California courts are not bound by the United States Supreme Court's interpretation of California law, Judge Collins noted. As such, the Court of Appeals isn’t required to follow the U.S. Supreme Court's interpretation of PAGA and its standing requirements in Viking River.
The Court of Appeals concluded that Seifu had satisfied the standing requirements to maintain his nonindividual PAGA claims at this stage of the proceedings. Seifu's operative complaint alleged that he was employed by Lyft and that one or more of Lyft's alleged Labor Code violations was committed against him. He is therefore an “aggrieved” employee within the meaning of PAGA with standing to assert PAGA claims on behalf of himself and other employees.
Further, the requirement that Seifu resolve his individual PAGA claim in a different forum—arbitration—didn’t strip him of this standing. Judge Collins said that this interpretation is consistent with PAGA's remedial purpose, because revoking an employee's standing to pursue nonindividual claims would “‘severely curtail[] PAGA's availability to police Labor Code violations.’”

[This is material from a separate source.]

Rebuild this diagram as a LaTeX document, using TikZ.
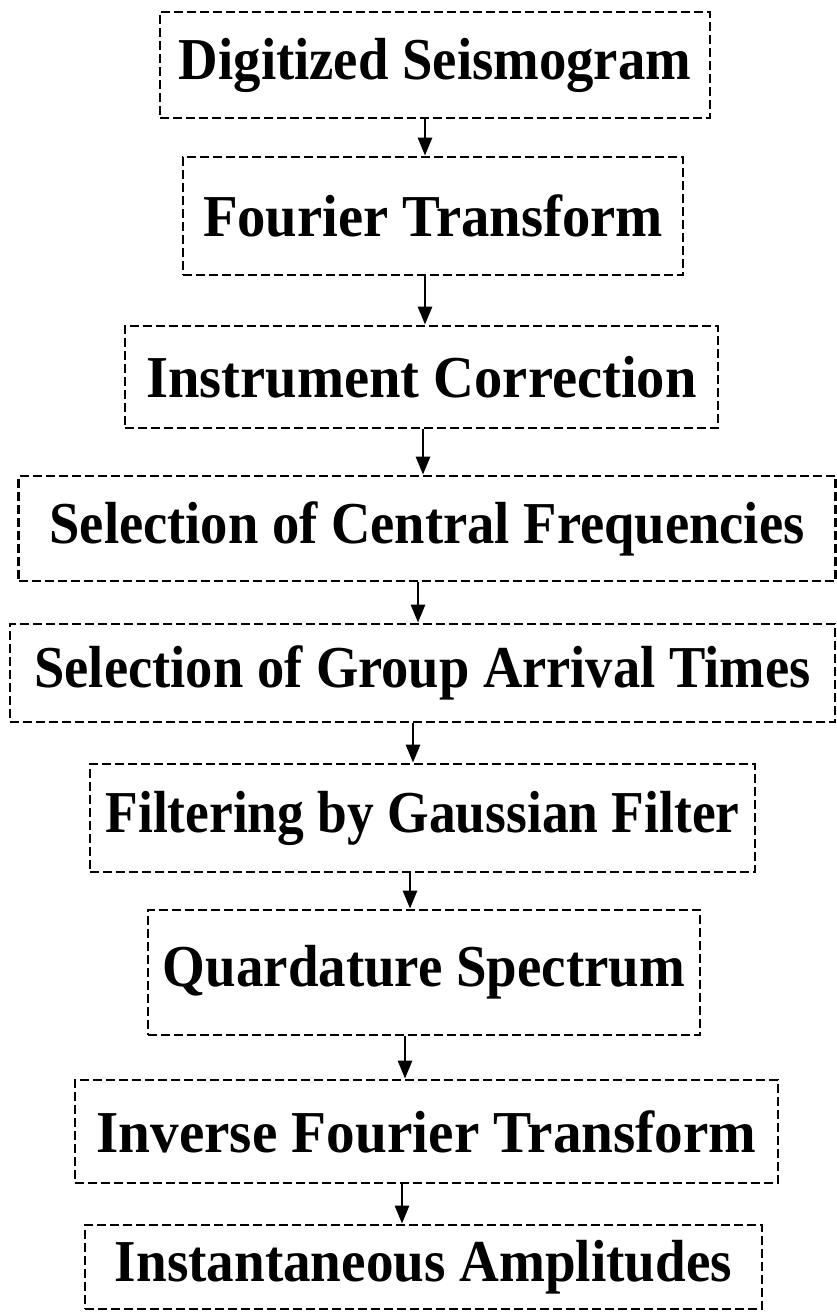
\documentclass[tikz,border=0pt]{standalone}
\usepackage{fontspec}
\setmainfont{Liberation Serif}
\usepackage{graphicx}
\usetikzlibrary{arrows.meta}
\newcommand{\lbl}[2]{\resizebox{#1pt}{1.1\height}{\fontsize{54}{60}\selectfont\bfseries #2}}
\begin{document}
\begin{tikzpicture}[x=1pt,y=-1pt,
  stepbox/.style={draw, line width=2.8pt, dash pattern=on 9pt off 4pt, inner sep=0pt},
  arr/.style={line width=2.8pt, -{Triangle[length=18pt,width=14pt]}}]
\useasboundingbox[fill=white] (0,0) rectangle (837,1312);
\node[stepbox, minimum width=550pt, minimum height=106pt] (b1) at (435,65) {\lbl{512}{Digitized Seismogram}};
\node[stepbox, minimum width=500pt, minimum height=118pt] (b2) at (433,216) {\lbl{460}{Fourier Transform}};
\node[stepbox, minimum width=593pt, minimum height=102pt] (b3) at (421.5,377) {\lbl{550}{Instrument Correction}};
\node[stepbox, minimum width=817pt, minimum height=105pt] (b4) at (427,528.5) {\lbl{755}{Selection of Central Frequencies}};
\node[stepbox, minimum width=825pt, minimum height=98pt] (b5) at (422.5,673) {\lbl{776}{Selection of Group Arrival Times}};
\node[stepbox, minimum width=665pt, minimum height=108pt] (b6) at (422.5,818) {\lbl{634}{Filtering by Gaussian Filter}};
\node[stepbox, minimum width=552pt, minimum height=125pt] (b7) at (424,972.5) {\lbl{522}{Quardature Spectrum}};
\node[stepbox, minimum width=703pt, minimum height=103pt] (b8) at (426.5,1131.5) {\lbl{660}{Inverse Fourier Transform}};
\node[stepbox, minimum width=677pt, minimum height=84pt] (b9) at (423.5,1267) {\lbl{617}{Instantaneous Amplitudes}};
\draw[arr] ([xshift=-10pt]b1.south) -- ([xshift=-8pt]b2.north);
\draw[arr] ([xshift=-8pt]b2.south) -- ([xshift=3.5pt]b3.north);
\draw[arr] ([xshift=1.5pt]b3.south) -- ([xshift=-4pt]b4.north);
\draw[arr] ([xshift=-9pt]b4.south) -- ([xshift=-4.5pt]b5.north);
\draw[arr] ([xshift=-9.5pt]b5.south) -- ([xshift=-9.5pt]b6.north);
\draw[arr] ([xshift=-12.5pt]b6.south) -- ([xshift=-14pt]b7.north);
\draw[arr] ([xshift=-19pt]b7.south) -- ([xshift=-21.5pt]b8.north);
\draw[arr] ([xshift=-24.5pt]b8.south) -- ([xshift=-21.5pt]b9.north);
\end{tikzpicture}
\end{document}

The order denying Lyft's motion to compel arbitration was reversed in part and affirmed in part. The order is reversed as to Seifu's individual PAGA claim. The order was affirmed as to Seifu's nonindividual PAGA claims. (Seifu v. Lyft, Inc. 89 Cal. App. 5th 1129, 306 Cal. Rptr. 3d 641 (Cal. App. Second Appellate District, 3/30/ 2023)).
Bottom Line
The Court of Appeals concluded that it wasn’t bound by the analysis of PAGA standing set forth in a recent U.S. Supreme Court decision. Therefore, an arbitration agreement compelling individual claims to arbitration was enforceable as to the individual portion of a PAGA claim.
However, the Court of Appeals concluded that until it has guidance from the California Supreme Court, a plaintiff isn’t stripped of standing to pursue nonindividual PAGA claims in court simply because his or her individual PAGA claim is compelled to arbitration.